Most of the mid to large enterprises globally have an average of 500+ suppliers who periodically send invoices every month for providing good and services to these businesses. For reconciliation and payment management, these enterprises have to read these invoices manually, extract information (like invoice date, invoice number, due date, invoice amount, tax amount, supplier name, PO reference number), validate that information against the data in ERP and then enter the invoice in ERP.
Sounds tedious? Imagine doing the same for hundreds of invoices daily.
Most of this data processing in organizations today is manual. The biggest challenge in this scenario is that every supplier has a different invoice layout, format, and field naming conventions or text. The placement of each field and invoice layout differs from supplier to supplier. Even if the layouts are similar, the text could be different. Due to these completely non-standard invoices, automated data extraction is challenging and cumbersome.

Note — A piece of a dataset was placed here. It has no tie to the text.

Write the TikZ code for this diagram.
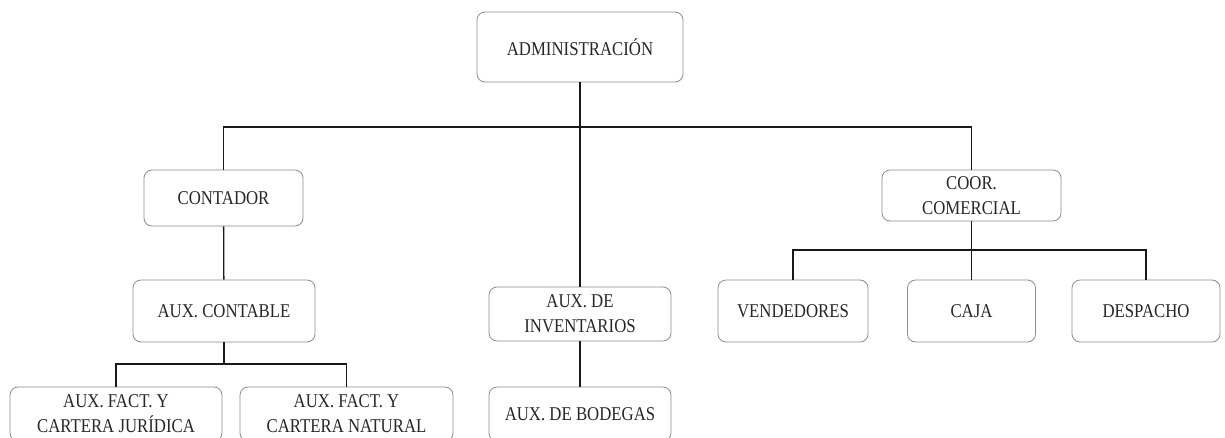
\documentclass[tikz,border=0pt]{standalone}
\usepackage{fontspec}
\setmainfont{Liberation Serif}[FakeStretch=0.86]
\begin{document}
\begin{tikzpicture}[x=1pt,y=-1pt,
  orgbox/.style={draw=black!45, rounded corners=8pt, line width=0.8pt, align=center,
    inner sep=0pt, text=black!85, font=\fontsize{19.5}{25}\selectfont},
  link/.style={draw=black!90, line width=1.3pt}]
\useasboundingbox (0,0) rectangle (1225,437);
\clip (0,0) rectangle (1225,437);
\node[orgbox, minimum width=206pt, minimum height=70pt] (adm) at (580,47) {ADMINISTRACIÓN};
\node[orgbox, minimum width=159pt, minimum height=56pt] (cont) at (223.5,198) {CONTADOR};
\node[orgbox, minimum width=182pt, minimum height=62pt] (auxc) at (224,311) {AUX. CONTABLE};
\node[orgbox, minimum width=182pt, minimum height=54pt] (inv) at (580,314) {AUX. DE\\INVENTARIOS};
\node[orgbox, minimum width=179pt, minimum height=51pt] (coor) at (971.5,195.5) {COOR.\\COMERCIAL};
\node[orgbox, minimum width=150pt, minimum height=62pt] (vend) at (793,311) {VENDEDORES};
\node[orgbox, minimum width=128pt, minimum height=62pt] (caja) at (971.5,311) {CAJA};
\node[orgbox, minimum width=148pt, minimum height=62pt] (desp) at (1146,311) {DESPACHO};
\node[orgbox, minimum width=212pt, minimum height=54pt] (jur) at (116,414) {AUX. FACT. Y\\CARTERA JURÍDICA};
\node[orgbox, minimum width=213pt, minimum height=54pt] (nat) at (346.5,414) {AUX. FACT. Y\\CARTERA NATURAL};
\node[orgbox, minimum width=182pt, minimum height=54pt] (bod) at (580,414) {AUX. DE BODEGAS};
\coordinate (j1) at (580,127);
\coordinate (j2) at (224,364);
\coordinate (j3) at (971.5,250);
\draw[link] (adm) -- (inv);
\draw[link] (cont.north) |- (j1) -| (coor.north);
\draw[link] (cont) -- (auxc);
\draw[link] (auxc) -- (j2);
\draw[link] (jur.north) |- (j2) -| (nat.north);
\draw[link] (inv) -- (bod);
\draw[link] (coor) -- (caja);
\draw[link] (vend.north) |- (j3) -| (desp.north);
\end{tikzpicture}
\end{document}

Often all these invoices aren’t structured according to any one specific invoice template and don’t conform to the set of layout rules. This increases the uncertainty of how the system will respond to data or information which isn’t aligned to the desired template.
In the past, there have been numerous attempts to automate the data extraction process. OCR method is one of the most used tools to extract the complete data in one big string but fails to arrange data systematically when complex invoices are processed and delivers inaccurate results.
Then there are several solutions that are based on OCR templates and rules.
In order to use these Template driven solutions, the users have to define ‘One set of template and rules per invoice layout.’ That means you have to define 1000’s of templates if you have 1000’s suppliers. This results in increased time and costs for the organization. Also, a template-driven approach may work when you have a small number of suppliers to deal with. The moment your suppliers start increasing rapidly, the speed of defining new templates should match up. Besides, even small changes in the existing supplier invoices will cause the data extraction to fail. So organizations have to continuously keep maintenance and support activities ongoing when they adopt a templates driven approach.
Our solution : KlearStack
KlearStack was developed with a clear goal to provide automated data extraction without using any templates and rules. The question we asked was “Could we train a machine to look at an invoice and make sense of the data on it, just like a human eye does?” With this thought-provoking question in mind, we set out to research various approaches to solve this problem.
After many experiments, our data scientists and machine learning developers created our proprietary Machine Learning model to extract specific fields, irrespective of the layouts. The model is continuously trained to understand the data extraction irrespective of layouts and formats/ field naming conventions. This eliminates the need for templates and saves a lot of time and money for the customers.
KlearStack can sort and manage the extraction through deep learning, OCR (Optical Character Reader) and NLR (Natural Language Representation) methods converting them from unstructured to structured data to increase productivity by 200%. The customers have an option to also leverage KlearStack RPA components to take this newly structured data extracted from the invoice to fill customer forms, ERP screens and to reconcile invoices.
How it Works
An invoice has multiple data fields for items, date, client details, company details, address, etc. These fields also vary in various situations and contexts. Klearstack can accomplish extraction with more than 90% accuracy and much higher efficiency compared to blatant OCR readers/ template based solutions. This approach also reduces massive human or manual errors while inputting the wrong information.
Klearstack facilitates the transition and management of structured data, which is accurate and secure.
In six easy steps, your organization can entirely transform your invoicing from manual to KlearStack automated.
- Digitally scan the invoices and send to Klearstack.
- Klearstack’s deep learning analyzes the document thoroughly, content and template wise.
- Klearstack OCR reads the text and formatting of the invoice.
- Klearstack extracts the essential data required from the invoice.
- Human validation for low confidence data, to increase accuracy further. (This is an optional step.)
- Klearstack finishes extracting the data and is invoices are available in your system in the format you want.
By enhancing the company’s capability to streamline how they maintain invoices, data extraction using AI in KlearStack ensures that the financial security of business practices are met and are compliant to the system. Reports suggest that around 80% percent of the global business data falls in the unstructured category. Klearstack can help your organization to eliminate human intervention in the unstructured category and to augment your organization to become more agile, compliant and secure!